On if Sunny could go on forever:
“Yeah, I think the tough thing about it is none of us have lost our passion or love for the show at all. I think if the three of us from the very beginning had set out to be sitcom writers and actors, there’s a chance we could just set everything down and be like, “This is what we want to do.” But it just so happens that the three of us are also very ambitious, and want to do so many other things. We didn’t even start out as comedy guys. My intention was never to be known for comedy. We have other ways we want to express ourselves. That being said, we recognize that we’ve been given this gift of this incredible show and these incredible collaborators and I think if we can all get in the same room for a long enough period of time and carve out that time in our schedules, and if FX still wants to continue making the show, then there’s certainly some version of it that could continue on. If it didn’t, it wouldn’t be for any reason other than we couldn’t come to terms with FX or we just got too busy doing other shit.”

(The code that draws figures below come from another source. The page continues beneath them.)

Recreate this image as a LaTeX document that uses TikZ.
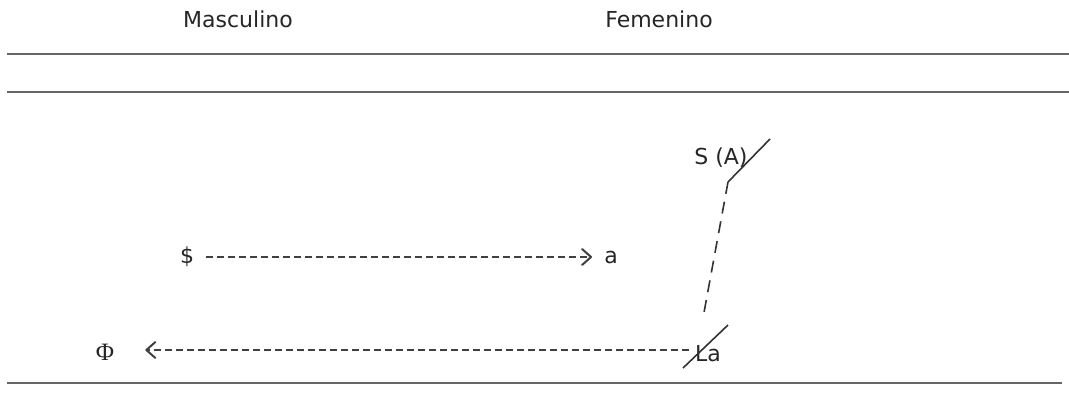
\documentclass[tikz,border=0pt]{standalone}
\usepackage{fontspec}
\setmainfont{DejaVu Sans}
\newfontfamily\phifont{Liberation Serif}
\usetikzlibrary{arrows.meta}
\begin{document}
\begin{tikzpicture}[x=1pt,y=-1pt,
  rule/.style={draw=black!60, line width=2pt},
  lbl/.style={inner sep=0pt, font=\fontsize{22}{26}\selectfont, text=black!85},
  flow/.style={draw=black!75, line width=1.6pt, dash pattern=on 7pt off 4pt,
    -{Straight Barb[length=9pt,width=16pt,line width=2pt,round]}},
  bar/.style={draw=black!80, line width=1.6pt},
  link/.style={draw=black!80, line width=1.6pt, dash pattern=on 12pt off 8pt}]
\useasboundingbox (0,0) rectangle (1069,420);
% header and row rules
\node[lbl] (masc) at (238,19) {Masculino};
\node[lbl] (fem) at (659,19) {Femenino};
\draw[rule] (7,54) -- (1069,54);
\draw[rule] (7,92) -- (1069,92);
\draw[rule] (7,383) -- (1062,383);
% terms
\node[lbl] (sbar) at (187,257) {\$};
\node[lbl] (obja) at (611,257) {a};
\node[lbl] (sA) at (721,158) {S (A)};
\node[lbl] (La) at (708,354) {La};
\node[lbl, font=\phifont\fontsize{25}{28}\selectfont] (phi) at (105,352) {Φ};
% bars through A and La
\coordinate (sAlo) at (728,182);
\coordinate (sAhi) at (770,139);
\draw[bar] (sAlo) -- (sAhi);
\coordinate (Lalo) at (683,368);
\coordinate (Lahi) at (728,325);
\draw[bar] (Lalo) -- (Lahi);
% arrows
\draw[flow] ([xshift=12pt]sbar.east) -- ([xshift=-12pt]obja.west);
\draw[flow] ([xshift=-6pt,yshift=4pt]La.west) -- ([xshift=31pt,yshift=2pt]phi.east);
\coordinate (Latop) at (703,318);
\draw[link] (sAlo) -- (Latop);
\end{tikzpicture}
\end{document}
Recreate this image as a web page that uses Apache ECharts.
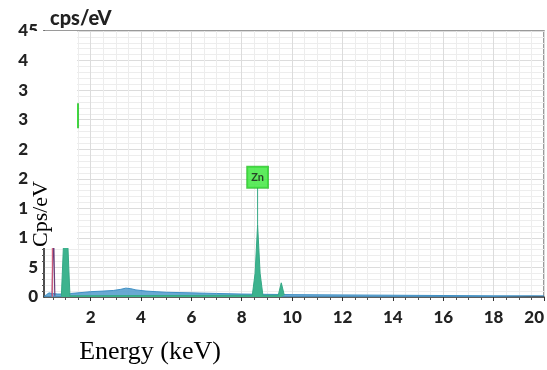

On if the show could go on without some of the main cast members (like Community):
“No, I don’t think so…We tried it a little bit in season thirteen. This has been misreported on a lot: I never left the show because of AP Bio. I needed to take a break from the show because that’s just where I was in my life and the guys totally respected that and then AP Bio came along months and months after I made that decision. AP Bio never pulled me away from Sunny, that was just a personal decision where I was at. The guys just couldn’t…it just didn’t feel right without me there. This is them telling me this. It’s not just me, either. It would be any of us. If Charlie and I tried to make the show without Rob or we tried to make the show without Sweet Dee. This show is the five of us. That’s just what it is.”